* The data

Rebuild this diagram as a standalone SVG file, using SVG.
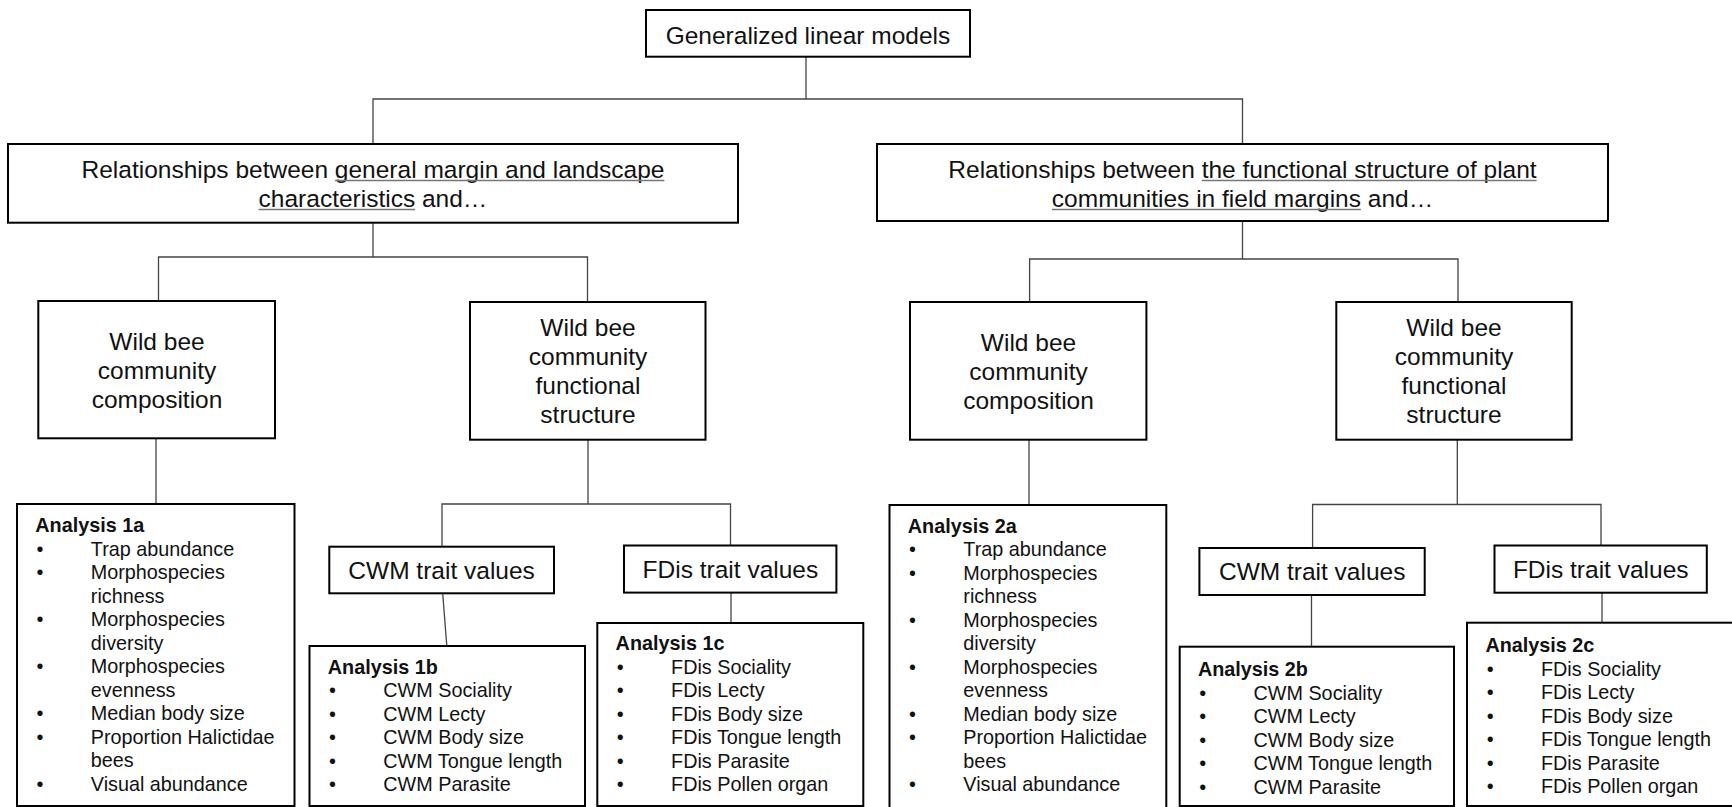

--

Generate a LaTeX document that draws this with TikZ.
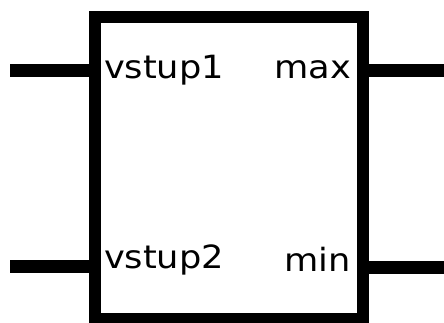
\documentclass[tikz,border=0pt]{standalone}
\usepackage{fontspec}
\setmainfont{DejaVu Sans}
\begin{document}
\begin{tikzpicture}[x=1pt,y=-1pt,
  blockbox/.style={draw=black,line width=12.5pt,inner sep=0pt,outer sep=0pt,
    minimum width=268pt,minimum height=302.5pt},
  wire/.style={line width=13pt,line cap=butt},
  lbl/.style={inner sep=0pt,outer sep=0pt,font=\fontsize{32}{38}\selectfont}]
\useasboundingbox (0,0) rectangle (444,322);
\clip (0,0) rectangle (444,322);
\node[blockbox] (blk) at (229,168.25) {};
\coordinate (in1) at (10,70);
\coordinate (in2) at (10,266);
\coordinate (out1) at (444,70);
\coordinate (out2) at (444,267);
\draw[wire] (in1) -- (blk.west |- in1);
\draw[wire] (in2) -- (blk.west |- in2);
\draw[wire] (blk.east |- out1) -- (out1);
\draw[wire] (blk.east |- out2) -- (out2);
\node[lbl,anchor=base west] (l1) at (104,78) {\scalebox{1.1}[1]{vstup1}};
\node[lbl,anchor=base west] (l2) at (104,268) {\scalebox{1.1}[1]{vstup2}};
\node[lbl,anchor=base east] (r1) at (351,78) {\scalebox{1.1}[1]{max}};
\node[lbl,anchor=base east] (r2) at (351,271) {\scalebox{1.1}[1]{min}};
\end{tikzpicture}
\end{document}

---

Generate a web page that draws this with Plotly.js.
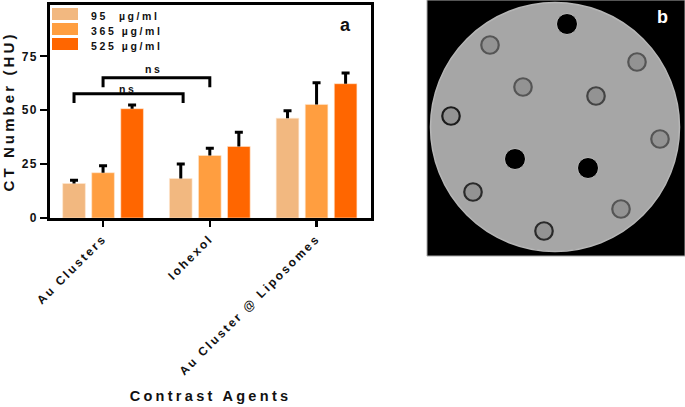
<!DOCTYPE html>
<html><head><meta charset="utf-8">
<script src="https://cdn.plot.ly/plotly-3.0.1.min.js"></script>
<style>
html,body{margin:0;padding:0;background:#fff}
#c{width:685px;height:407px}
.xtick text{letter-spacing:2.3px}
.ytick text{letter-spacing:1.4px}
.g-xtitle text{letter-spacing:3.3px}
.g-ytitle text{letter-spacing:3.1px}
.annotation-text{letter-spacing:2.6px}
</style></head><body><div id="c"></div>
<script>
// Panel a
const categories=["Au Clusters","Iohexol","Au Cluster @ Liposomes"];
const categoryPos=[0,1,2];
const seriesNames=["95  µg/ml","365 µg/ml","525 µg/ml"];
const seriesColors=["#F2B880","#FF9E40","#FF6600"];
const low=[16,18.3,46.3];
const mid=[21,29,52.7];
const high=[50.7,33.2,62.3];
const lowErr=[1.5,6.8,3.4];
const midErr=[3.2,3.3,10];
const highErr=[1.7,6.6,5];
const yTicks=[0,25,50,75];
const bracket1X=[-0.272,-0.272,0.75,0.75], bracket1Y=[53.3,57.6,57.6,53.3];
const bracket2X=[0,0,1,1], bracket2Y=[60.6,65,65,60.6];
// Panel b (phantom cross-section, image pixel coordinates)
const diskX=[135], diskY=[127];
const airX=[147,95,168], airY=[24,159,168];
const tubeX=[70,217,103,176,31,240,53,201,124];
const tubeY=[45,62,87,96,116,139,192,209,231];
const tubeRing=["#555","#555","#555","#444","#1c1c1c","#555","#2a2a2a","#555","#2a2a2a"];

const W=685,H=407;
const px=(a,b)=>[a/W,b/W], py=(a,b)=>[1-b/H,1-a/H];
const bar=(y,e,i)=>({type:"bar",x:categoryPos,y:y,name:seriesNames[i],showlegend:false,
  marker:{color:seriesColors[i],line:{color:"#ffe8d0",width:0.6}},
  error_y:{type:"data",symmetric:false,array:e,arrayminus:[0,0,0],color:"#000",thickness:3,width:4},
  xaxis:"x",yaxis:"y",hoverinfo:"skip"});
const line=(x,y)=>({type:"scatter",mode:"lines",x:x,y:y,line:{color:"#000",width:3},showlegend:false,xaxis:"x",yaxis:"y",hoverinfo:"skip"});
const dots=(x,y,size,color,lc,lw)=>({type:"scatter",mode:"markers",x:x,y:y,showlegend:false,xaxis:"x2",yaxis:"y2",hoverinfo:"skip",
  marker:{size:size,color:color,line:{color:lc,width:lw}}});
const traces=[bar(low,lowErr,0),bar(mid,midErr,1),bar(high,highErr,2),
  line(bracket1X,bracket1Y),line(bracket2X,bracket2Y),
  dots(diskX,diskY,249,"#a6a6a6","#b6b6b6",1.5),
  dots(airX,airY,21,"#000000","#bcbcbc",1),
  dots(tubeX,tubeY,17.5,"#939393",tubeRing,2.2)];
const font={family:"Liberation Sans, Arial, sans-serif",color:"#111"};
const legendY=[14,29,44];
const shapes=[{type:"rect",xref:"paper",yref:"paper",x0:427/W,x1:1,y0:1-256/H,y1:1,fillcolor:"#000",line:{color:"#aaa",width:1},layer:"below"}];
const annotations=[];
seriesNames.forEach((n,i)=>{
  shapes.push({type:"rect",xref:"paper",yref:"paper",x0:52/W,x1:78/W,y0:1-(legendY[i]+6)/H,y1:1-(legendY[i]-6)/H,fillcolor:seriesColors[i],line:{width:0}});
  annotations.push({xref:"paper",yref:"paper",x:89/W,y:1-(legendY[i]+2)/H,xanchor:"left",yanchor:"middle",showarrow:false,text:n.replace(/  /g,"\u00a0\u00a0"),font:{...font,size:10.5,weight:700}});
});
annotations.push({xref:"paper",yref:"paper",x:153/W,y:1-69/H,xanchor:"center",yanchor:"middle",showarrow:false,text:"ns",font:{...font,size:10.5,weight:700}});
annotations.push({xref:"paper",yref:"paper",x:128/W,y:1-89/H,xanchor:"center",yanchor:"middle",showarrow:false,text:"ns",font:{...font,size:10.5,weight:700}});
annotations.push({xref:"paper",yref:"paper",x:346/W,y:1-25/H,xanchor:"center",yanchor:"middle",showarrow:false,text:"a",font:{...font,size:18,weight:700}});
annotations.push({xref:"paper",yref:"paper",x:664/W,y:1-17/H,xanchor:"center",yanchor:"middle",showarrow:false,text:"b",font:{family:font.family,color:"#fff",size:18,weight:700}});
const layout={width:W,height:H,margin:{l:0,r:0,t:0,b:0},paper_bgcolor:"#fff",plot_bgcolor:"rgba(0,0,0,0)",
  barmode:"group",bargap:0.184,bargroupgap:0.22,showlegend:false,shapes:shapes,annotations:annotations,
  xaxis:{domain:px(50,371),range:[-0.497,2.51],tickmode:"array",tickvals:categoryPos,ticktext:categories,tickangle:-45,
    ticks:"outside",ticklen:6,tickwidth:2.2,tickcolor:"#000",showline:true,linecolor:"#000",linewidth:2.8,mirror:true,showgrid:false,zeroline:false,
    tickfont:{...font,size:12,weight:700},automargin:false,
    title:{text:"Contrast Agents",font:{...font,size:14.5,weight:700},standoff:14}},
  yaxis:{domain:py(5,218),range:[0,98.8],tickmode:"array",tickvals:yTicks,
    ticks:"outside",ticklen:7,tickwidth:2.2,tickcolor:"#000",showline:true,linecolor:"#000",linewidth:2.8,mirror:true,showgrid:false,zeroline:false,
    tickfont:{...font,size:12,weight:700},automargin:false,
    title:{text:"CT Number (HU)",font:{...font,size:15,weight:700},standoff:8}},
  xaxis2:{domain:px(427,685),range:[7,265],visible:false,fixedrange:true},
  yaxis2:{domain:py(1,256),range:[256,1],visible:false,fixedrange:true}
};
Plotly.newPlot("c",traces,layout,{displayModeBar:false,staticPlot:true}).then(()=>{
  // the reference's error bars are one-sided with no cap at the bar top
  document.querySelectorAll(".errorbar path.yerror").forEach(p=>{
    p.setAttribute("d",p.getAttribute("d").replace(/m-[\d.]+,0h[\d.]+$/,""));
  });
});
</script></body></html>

* What is asked
From the listing above, collect every line that mentions the word "this".

* Solved problem
Rebuild this diagram as a standalone SVG file, using SVG.
Generate a LaTeX document that draws this with TikZ.
Generate a web page that draws this with Plotly.js.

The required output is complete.